The Governance Rituals That Made It Work
Weekly: Competitive Intelligence Standup (30 min)
- Each competitor owner shares weekly updates
- Flag major changes (product launches, pricing changes, funding)
- Update competitive news feed
Monthly: Messaging and Competitive Review (60 min)
- Review messaging consistency audit results
- Review battle card usage and feedback
- Identify updates needed for next month
Quarterly: Strategic Governance Review (2 hours)
- Deep analysis of competitive landscape changes
- Messaging framework review (is positioning still relevant?)

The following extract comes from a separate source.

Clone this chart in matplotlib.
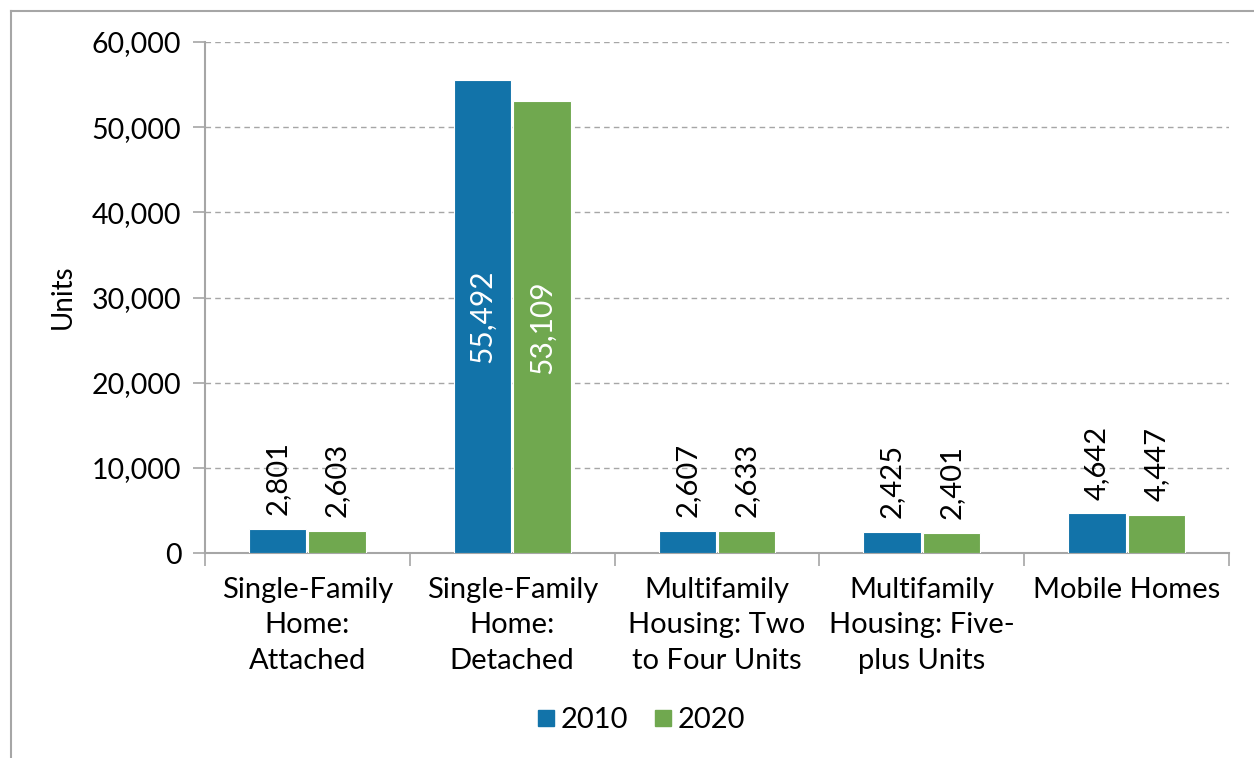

- Governance process review (is framework working or too bureaucratic?)
For Teams Managing Growing PMM Content**
As PMM teams scale, maintaining governance over messaging, competitive intelligence, and launch materials across multiple systems becomes unwieldy. Some teams find value in consolidating governance workflows into integrated platforms that provide version control, approval workflows, and single-source-of-truth repositories. For example, platforms like Segment8 demonstrate how messaging governance, competitive intelligence updates, and content approval processes can be centralized—reducing the operational overhead of maintaining governance across fragmented tools and documents.
What Good Governance Actually Delivered
Before governance:
Messaging:
- 4+ versions of positioning across teams
- Sales using outdated messaging
- Customer confusion about value prop
- 8 hours/week fixing messaging inconsistencies
Competitive intel:
- Battle cards 6-12 months outdated
- Sales creating their own competitive docs
- 40% of reps didn't know battle cards existed
- Lost deals due to poor competitive positioning
After governance:
Messaging:
- Single source of truth (Messaging Hub)
- All teams using same positioning
- Quarterly audits catch drift early
- 1 hour/week maintaining consistency
Competitive intel:
- Battle cards updated monthly
- 85% sales usage rate
- Win rate vs. top competitor up 12 points
- Sales NPS on competitive intel: 8.5/10
Time savings: ~35 hours per month across team Quality improvement: Measurable increase in messaging consistency and competitive win rates
The Uncomfortable Truth About Governance
Most PMM teams resist governance because they think it means bureaucracy and red tape.
The fear: "Governance will slow us down."
The reality: Lack of governance slows you down more.
Without governance:
- Teams create their own versions of truth
- Constant debates about what messaging to use
- Outdated content confuses customers
- Sales doesn't trust competitive intel
With lightweight governance:
- Clear decision rights (who owns what)
- Single source of truth (no version confusion)
- Update cadences that keep content fresh
- Approval workflows that ensure quality
The teams that scale messaging and competitive intelligence:
- Document ownership and decision rights
- Build single source of truth (Notion, wiki, or dedicated platform)
- Create update cadences with accountable owners
- Implement approval workflows (light, not bureaucratic)
- Measure usage and feedback, iterate on process
The teams that drown in chaos:
- No documented ownership
- Content scattered across tools
- No update process
- Everyone can publish anything
- No measurement of usage or effectiveness
Governance isn't bureaucracy. It's clarity.
Who owns decisions? Where does truth live? How do changes happen? Who can make updates?
Answer those questions and document them. That's governance.
Build the framework. Maintain the discipline. Watch messaging consistency and competitive intelligence effectiveness improve.